*To be done:* Quote every line of the data below as it stands, omitting pictures.

*Given data:*

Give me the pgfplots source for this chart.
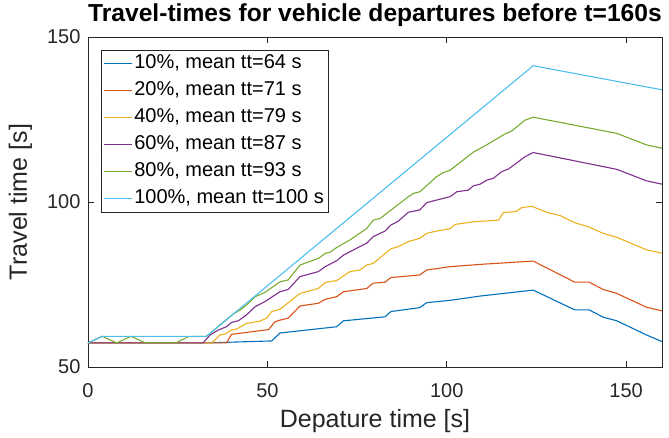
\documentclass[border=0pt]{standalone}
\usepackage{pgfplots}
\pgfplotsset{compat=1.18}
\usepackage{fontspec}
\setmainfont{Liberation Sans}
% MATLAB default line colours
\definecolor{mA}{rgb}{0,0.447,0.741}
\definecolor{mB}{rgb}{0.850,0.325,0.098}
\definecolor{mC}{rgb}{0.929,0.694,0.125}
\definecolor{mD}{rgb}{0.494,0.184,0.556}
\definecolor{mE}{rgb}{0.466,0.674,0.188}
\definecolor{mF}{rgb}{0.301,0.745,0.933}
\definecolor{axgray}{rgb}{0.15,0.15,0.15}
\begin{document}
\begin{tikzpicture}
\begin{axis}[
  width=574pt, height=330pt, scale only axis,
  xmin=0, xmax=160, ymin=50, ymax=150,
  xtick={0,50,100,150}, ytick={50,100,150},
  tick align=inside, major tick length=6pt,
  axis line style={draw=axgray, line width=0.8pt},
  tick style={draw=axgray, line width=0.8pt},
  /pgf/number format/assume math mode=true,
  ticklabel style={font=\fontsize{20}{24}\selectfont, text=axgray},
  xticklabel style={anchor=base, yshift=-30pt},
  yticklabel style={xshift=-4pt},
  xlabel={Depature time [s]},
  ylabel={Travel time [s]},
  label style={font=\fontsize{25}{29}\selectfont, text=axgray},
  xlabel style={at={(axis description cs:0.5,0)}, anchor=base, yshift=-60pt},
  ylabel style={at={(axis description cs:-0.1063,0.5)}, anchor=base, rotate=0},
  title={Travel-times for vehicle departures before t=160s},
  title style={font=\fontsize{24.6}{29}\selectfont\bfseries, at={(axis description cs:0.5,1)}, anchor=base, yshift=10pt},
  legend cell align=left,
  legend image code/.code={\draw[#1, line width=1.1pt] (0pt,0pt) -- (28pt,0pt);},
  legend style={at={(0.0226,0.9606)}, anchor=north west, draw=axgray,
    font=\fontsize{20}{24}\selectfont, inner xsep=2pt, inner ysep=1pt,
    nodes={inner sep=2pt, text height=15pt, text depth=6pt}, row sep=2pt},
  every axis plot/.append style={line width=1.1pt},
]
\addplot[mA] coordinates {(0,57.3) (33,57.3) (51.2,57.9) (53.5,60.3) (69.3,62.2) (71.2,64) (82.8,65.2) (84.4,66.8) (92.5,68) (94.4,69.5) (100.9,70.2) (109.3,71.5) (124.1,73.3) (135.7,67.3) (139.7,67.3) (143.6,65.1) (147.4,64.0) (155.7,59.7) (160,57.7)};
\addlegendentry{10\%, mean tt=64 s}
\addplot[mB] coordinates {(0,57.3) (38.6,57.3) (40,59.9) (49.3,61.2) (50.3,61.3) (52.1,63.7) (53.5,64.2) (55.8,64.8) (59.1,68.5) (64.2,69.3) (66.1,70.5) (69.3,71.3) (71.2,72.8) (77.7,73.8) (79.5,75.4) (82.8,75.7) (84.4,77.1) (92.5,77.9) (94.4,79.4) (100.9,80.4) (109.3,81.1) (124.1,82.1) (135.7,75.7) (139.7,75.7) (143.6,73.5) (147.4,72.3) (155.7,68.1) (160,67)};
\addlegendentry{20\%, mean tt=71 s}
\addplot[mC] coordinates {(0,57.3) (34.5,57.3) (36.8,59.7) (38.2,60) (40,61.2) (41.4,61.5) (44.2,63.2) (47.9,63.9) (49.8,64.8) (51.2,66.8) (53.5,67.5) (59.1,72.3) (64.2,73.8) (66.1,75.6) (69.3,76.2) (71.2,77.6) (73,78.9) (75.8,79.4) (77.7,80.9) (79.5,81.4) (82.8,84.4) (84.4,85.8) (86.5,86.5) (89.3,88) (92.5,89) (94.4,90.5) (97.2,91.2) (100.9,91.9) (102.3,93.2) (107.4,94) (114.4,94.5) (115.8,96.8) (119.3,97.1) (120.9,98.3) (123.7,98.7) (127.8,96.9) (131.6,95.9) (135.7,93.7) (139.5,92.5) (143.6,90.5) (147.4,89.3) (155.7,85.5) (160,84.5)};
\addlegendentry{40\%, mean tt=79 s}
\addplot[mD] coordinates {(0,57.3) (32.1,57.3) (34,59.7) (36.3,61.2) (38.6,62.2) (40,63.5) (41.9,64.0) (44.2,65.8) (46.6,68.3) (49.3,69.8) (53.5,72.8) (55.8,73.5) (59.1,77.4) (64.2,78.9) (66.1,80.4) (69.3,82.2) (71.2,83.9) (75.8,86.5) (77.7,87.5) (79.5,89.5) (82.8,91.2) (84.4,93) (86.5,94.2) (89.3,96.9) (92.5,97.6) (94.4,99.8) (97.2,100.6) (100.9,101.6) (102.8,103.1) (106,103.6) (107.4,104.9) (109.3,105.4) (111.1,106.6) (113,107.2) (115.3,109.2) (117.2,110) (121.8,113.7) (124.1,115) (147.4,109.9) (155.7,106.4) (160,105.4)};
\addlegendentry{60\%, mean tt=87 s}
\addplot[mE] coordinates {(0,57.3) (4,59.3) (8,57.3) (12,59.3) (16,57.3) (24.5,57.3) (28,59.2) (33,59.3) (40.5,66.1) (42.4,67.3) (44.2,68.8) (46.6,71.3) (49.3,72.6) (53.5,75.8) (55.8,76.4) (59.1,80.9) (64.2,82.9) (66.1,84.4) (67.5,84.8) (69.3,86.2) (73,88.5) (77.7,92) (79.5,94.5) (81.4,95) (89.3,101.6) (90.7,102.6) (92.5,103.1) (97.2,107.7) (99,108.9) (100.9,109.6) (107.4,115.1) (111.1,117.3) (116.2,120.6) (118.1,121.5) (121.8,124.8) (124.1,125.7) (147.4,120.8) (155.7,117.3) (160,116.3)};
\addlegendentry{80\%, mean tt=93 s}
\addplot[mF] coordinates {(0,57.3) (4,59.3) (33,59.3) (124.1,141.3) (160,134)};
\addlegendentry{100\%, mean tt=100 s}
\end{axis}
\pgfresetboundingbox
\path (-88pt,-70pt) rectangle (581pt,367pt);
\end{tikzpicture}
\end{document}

*Result:*
Give me the pgfplots source for this chart.
\documentclass[border=0pt]{standalone}
\usepackage{pgfplots}
\pgfplotsset{compat=1.18}
\usepackage{fontspec}
\setmainfont{Liberation Sans}
% MATLAB default line colours
\definecolor{mA}{rgb}{0,0.447,0.741}
\definecolor{mB}{rgb}{0.850,0.325,0.098}
\definecolor{mC}{rgb}{0.929,0.694,0.125}
\definecolor{mD}{rgb}{0.494,0.184,0.556}
\definecolor{mE}{rgb}{0.466,0.674,0.188}
\definecolor{mF}{rgb}{0.301,0.745,0.933}
\definecolor{axgray}{rgb}{0.15,0.15,0.15}
\begin{document}
\begin{tikzpicture}
\begin{axis}[
  width=574pt, height=330pt, scale only axis,
  xmin=0, xmax=160, ymin=50, ymax=150,
  xtick={0,50,100,150}, ytick={50,100,150},
  tick align=inside, major tick length=6pt,
  axis line style={draw=axgray, line width=0.8pt},
  tick style={draw=axgray, line width=0.8pt},
  /pgf/number format/assume math mode=true,
  ticklabel style={font=\fontsize{20}{24}\selectfont, text=axgray},
  xticklabel style={anchor=base, yshift=-30pt},
  yticklabel style={xshift=-4pt},
  xlabel={Depature time [s]},
  ylabel={Travel time [s]},
  label style={font=\fontsize{25}{29}\selectfont, text=axgray},
  xlabel style={at={(axis description cs:0.5,0)}, anchor=base, yshift=-60pt},
  ylabel style={at={(axis description cs:-0.1063,0.5)}, anchor=base, rotate=0},
  title={Travel-times for vehicle departures before t=160s},
  title style={font=\fontsize{24.6}{29}\selectfont\bfseries, at={(axis description cs:0.5,1)}, anchor=base, yshift=10pt},
  legend cell align=left,
  legend image code/.code={\draw[#1, line width=1.1pt] (0pt,0pt) -- (28pt,0pt);},
  legend style={at={(0.0226,0.9606)}, anchor=north west, draw=axgray,
    font=\fontsize{20}{24}\selectfont, inner xsep=2pt, inner ysep=1pt,
    nodes={inner sep=2pt, text height=15pt, text depth=6pt}, row sep=2pt},
  every axis plot/.append style={line width=1.1pt},
]
\addplot[mA] coordinates {(0,57.3) (33,57.3) (51.2,57.9) (53.5,60.3) (69.3,62.2) (71.2,64) (82.8,65.2) (84.4,66.8) (92.5,68) (94.4,69.5) (100.9,70.2) (109.3,71.5) (124.1,73.3) (135.7,67.3) (139.7,67.3) (143.6,65.1) (147.4,64.0) (155.7,59.7) (160,57.7)};
\addlegendentry{10\%, mean tt=64 s}
\addplot[mB] coordinates {(0,57.3) (38.6,57.3) (40,59.9) (49.3,61.2) (50.3,61.3) (52.1,63.7) (53.5,64.2) (55.8,64.8) (59.1,68.5) (64.2,69.3) (66.1,70.5) (69.3,71.3) (71.2,72.8) (77.7,73.8) (79.5,75.4) (82.8,75.7) (84.4,77.1) (92.5,77.9) (94.4,79.4) (100.9,80.4) (109.3,81.1) (124.1,82.1) (135.7,75.7) (139.7,75.7) (143.6,73.5) (147.4,72.3) (155.7,68.1) (160,67)};
\addlegendentry{20\%, mean tt=71 s}
\addplot[mC] coordinates {(0,57.3) (34.5,57.3) (36.8,59.7) (38.2,60) (40,61.2) (41.4,61.5) (44.2,63.2) (47.9,63.9) (49.8,64.8) (51.2,66.8) (53.5,67.5) (59.1,72.3) (64.2,73.8) (66.1,75.6) (69.3,76.2) (71.2,77.6) (73,78.9) (75.8,79.4) (77.7,80.9) (79.5,81.4) (82.8,84.4) (84.4,85.8) (86.5,86.5) (89.3,88) (92.5,89) (94.4,90.5) (97.2,91.2) (100.9,91.9) (102.3,93.2) (107.4,94) (114.4,94.5) (115.8,96.8) (119.3,97.1) (120.9,98.3) (123.7,98.7) (127.8,96.9) (131.6,95.9) (135.7,93.7) (139.5,92.5) (143.6,90.5) (147.4,89.3) (155.7,85.5) (160,84.5)};
\addlegendentry{40\%, mean tt=79 s}
\addplot[mD] coordinates {(0,57.3) (32.1,57.3) (34,59.7) (36.3,61.2) (38.6,62.2) (40,63.5) (41.9,64.0) (44.2,65.8) (46.6,68.3) (49.3,69.8) (53.5,72.8) (55.8,73.5) (59.1,77.4) (64.2,78.9) (66.1,80.4) (69.3,82.2) (71.2,83.9) (75.8,86.5) (77.7,87.5) (79.5,89.5) (82.8,91.2) (84.4,93) (86.5,94.2) (89.3,96.9) (92.5,97.6) (94.4,99.8) (97.2,100.6) (100.9,101.6) (102.8,103.1) (106,103.6) (107.4,104.9) (109.3,105.4) (111.1,106.6) (113,107.2) (115.3,109.2) (117.2,110) (121.8,113.7) (124.1,115) (147.4,109.9) (155.7,106.4) (160,105.4)};
\addlegendentry{60\%, mean tt=87 s}
\addplot[mE] coordinates {(0,57.3) (4,59.3) (8,57.3) (12,59.3) (16,57.3) (24.5,57.3) (28,59.2) (33,59.3) (40.5,66.1) (42.4,67.3) (44.2,68.8) (46.6,71.3) (49.3,72.6) (53.5,75.8) (55.8,76.4) (59.1,80.9) (64.2,82.9) (66.1,84.4) (67.5,84.8) (69.3,86.2) (73,88.5) (77.7,92) (79.5,94.5) (81.4,95) (89.3,101.6) (90.7,102.6) (92.5,103.1) (97.2,107.7) (99,108.9) (100.9,109.6) (107.4,115.1) (111.1,117.3) (116.2,120.6) (118.1,121.5) (121.8,124.8) (124.1,125.7) (147.4,120.8) (155.7,117.3) (160,116.3)};
\addlegendentry{80\%, mean tt=93 s}
\addplot[mF] coordinates {(0,57.3) (4,59.3) (33,59.3) (124.1,141.3) (160,134)};
\addlegendentry{100\%, mean tt=100 s}
\end{axis}
\pgfresetboundingbox
\path (-88pt,-70pt) rectangle (581pt,367pt);
\end{tikzpicture}
\end{document}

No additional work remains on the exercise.